Package design and placement can play a decisive role in a buyer’s decision to purchase a product. Bright colors can entice buyers, drawing eyes to food packages. According to Codera, certain packaged foods are positioned at eye level.
“It (advertising tactics) even goes down to the science of where it (packaged food) is on the shelf, where it is in the grocery store, what aisle it is on, how many people are going to see it, the brighter colors,” Codera said. “I have a three-year-old, so putting Paw Patrol on everything works. He hates mac and cheese, but he wants the noodles because they are Paw Patrol. It is just finding things that will lure people in.”
While it is agreed upon that the misleading marketing of food products is a large-scale problem, some of the solutions can be just as problematic.
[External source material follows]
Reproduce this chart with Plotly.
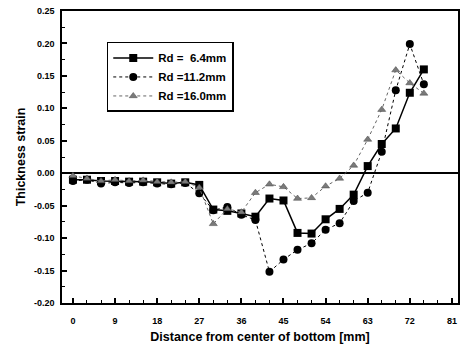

According to the same NCBI study, advertising communication professionals did not find legislation to be a hindrance to their creative process. Despite this, 20 percent of those surveyed said misleading advertising still occurs frequently.
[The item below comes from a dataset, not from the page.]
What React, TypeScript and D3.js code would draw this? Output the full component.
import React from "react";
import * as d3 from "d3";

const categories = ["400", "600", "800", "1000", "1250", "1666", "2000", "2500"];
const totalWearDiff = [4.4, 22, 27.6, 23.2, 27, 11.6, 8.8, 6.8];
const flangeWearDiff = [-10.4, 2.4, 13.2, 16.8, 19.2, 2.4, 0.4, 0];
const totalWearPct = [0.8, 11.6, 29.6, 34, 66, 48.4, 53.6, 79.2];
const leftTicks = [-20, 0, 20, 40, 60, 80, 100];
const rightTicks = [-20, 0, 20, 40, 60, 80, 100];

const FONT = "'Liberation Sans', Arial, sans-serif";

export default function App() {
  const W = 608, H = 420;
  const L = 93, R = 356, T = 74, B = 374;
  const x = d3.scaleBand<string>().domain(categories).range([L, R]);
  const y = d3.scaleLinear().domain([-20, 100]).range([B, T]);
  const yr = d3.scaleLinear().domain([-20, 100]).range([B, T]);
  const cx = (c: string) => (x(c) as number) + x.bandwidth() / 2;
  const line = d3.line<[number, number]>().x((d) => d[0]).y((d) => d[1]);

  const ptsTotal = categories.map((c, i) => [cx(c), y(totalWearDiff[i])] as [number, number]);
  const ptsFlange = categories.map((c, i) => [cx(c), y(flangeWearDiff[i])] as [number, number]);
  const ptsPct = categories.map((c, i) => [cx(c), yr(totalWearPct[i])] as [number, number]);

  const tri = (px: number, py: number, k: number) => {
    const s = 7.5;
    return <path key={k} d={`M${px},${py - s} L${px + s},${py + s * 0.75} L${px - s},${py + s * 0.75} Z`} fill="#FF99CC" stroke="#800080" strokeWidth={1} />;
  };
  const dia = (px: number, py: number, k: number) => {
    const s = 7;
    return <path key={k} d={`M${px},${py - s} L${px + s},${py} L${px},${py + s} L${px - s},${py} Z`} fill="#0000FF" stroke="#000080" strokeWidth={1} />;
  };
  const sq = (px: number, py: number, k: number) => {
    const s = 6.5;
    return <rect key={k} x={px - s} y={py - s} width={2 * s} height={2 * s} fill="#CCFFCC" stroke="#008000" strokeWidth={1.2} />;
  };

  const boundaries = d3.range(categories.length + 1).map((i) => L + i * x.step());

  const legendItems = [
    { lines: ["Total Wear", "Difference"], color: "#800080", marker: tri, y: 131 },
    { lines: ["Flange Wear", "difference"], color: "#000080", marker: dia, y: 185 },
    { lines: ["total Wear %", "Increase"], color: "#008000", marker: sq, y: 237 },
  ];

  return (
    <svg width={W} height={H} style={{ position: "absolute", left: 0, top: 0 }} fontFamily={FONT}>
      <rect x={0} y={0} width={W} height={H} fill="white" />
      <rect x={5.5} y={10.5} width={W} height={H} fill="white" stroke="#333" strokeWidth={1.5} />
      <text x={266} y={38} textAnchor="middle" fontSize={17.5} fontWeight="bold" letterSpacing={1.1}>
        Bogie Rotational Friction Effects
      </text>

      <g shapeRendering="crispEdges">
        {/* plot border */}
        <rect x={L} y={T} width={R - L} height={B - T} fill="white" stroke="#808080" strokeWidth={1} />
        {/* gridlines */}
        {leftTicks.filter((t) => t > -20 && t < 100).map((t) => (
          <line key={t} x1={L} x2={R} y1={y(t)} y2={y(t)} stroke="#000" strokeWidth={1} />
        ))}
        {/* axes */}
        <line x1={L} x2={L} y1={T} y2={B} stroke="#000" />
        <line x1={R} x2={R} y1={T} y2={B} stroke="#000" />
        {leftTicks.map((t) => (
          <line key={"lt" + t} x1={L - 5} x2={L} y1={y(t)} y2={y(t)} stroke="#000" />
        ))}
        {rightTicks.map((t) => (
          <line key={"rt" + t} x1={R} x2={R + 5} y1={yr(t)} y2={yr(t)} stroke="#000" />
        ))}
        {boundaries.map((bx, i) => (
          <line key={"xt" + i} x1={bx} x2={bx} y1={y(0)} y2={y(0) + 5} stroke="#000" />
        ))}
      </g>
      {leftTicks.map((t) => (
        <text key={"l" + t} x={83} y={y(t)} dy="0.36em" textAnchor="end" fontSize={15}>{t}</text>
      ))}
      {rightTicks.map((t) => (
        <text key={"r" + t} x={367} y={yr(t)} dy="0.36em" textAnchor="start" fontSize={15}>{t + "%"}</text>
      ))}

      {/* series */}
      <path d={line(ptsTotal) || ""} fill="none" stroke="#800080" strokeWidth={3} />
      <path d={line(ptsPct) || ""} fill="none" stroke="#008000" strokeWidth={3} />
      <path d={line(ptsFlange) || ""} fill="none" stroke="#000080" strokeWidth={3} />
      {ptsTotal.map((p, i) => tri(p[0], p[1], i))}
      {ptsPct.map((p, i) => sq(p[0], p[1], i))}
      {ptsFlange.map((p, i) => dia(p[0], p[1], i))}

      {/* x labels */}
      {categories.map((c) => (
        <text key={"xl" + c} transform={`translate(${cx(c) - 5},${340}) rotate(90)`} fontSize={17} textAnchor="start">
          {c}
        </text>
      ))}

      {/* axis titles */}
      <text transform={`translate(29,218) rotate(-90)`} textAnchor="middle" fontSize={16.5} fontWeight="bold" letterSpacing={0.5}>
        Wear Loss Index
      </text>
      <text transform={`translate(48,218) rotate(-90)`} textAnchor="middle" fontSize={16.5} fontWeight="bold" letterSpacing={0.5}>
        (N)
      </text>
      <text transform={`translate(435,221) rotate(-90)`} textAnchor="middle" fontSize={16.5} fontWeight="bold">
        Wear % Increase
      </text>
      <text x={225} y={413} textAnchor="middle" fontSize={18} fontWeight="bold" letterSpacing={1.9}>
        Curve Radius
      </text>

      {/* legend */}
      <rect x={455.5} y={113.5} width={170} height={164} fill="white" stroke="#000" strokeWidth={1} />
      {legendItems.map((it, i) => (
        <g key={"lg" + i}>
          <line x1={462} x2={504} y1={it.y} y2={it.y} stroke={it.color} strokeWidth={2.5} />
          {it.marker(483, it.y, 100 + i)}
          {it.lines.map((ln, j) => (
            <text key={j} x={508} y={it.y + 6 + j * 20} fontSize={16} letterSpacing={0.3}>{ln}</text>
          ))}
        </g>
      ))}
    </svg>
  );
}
While morally gray, freshman Anjali Swamithan understands the motivations behind advertising campaigns and does not perceive them as illegal.
“I can see the thought process behind it. I mean morally, it is not very good, but at the same time, the company is getting their money,” Swaminathan said. “It does not matter how we get our money as long as we are getting it.”
Although it may be a brand’s job to advertise responsibly, consumers can protect themselves against pseudo claims by following certain guidelines. Lakhera believes a good rule of thumb is to avoid processed foods.
“What people need to know is anything that is canned should not be consumed because it has BPA. That is how their brain should function,” Lakhera said. “Anything that they cannot pronounce and that does not look like food, they should not consume it. Anything that has one ingredient is the best. Orange, one ingredient.”
Another standard of nutrition is to consider serving portions and the respective food groups present in a single meal. Tewari believes shoppers should shift their attention to the produce section in the grocery store.
“To me, it is so hard to imagine what I eat any day in the form of a pyramid. It is easy to picture our plates and what we eat throughout the day,” Tewari said. “Here is where at least half of your plate is all fresh greens and vegetables of different kinds. You could even pick better vegetables with different colors.”
According to Tewari, lifestyle and diet are directly related to diabetes and long-standing diabetes. While important for health, Tewari recognized that healthy eating is not particularly cheap. According to Havard’s School of Public Health, a healthy diet costs a dollar and fifty cents more a day than an unhealthy diet.
“It is really unfortunate how people who are struggling to make ends meet – they are having to work more than one job – are also more likely to be targeted by the fast-food industry,” Tewari said. “You find more fast food joints available in neighborhoods that are low-income and because it is fast food, they have drive-throughs where people, unfortunately, stop by on their way to work or between jobs.”
Some may not have access to healthy foods, and many do not have access to proper health education. Tewari believes widespread education is one of the first steps to combating a lack of health consciousness, ignorance toward health, and susceptibility to pseudo-claims.
“Educating people and schools are a great way to get started on this. There are a lot of efforts in community gardening, to talk to people and get people engaged in this,” Tewari said. “Whatever social organizations that are active in the community, whether it is a religious organization or a community center, they are all great resources for educating, informing people and playing a role in making the change happen.”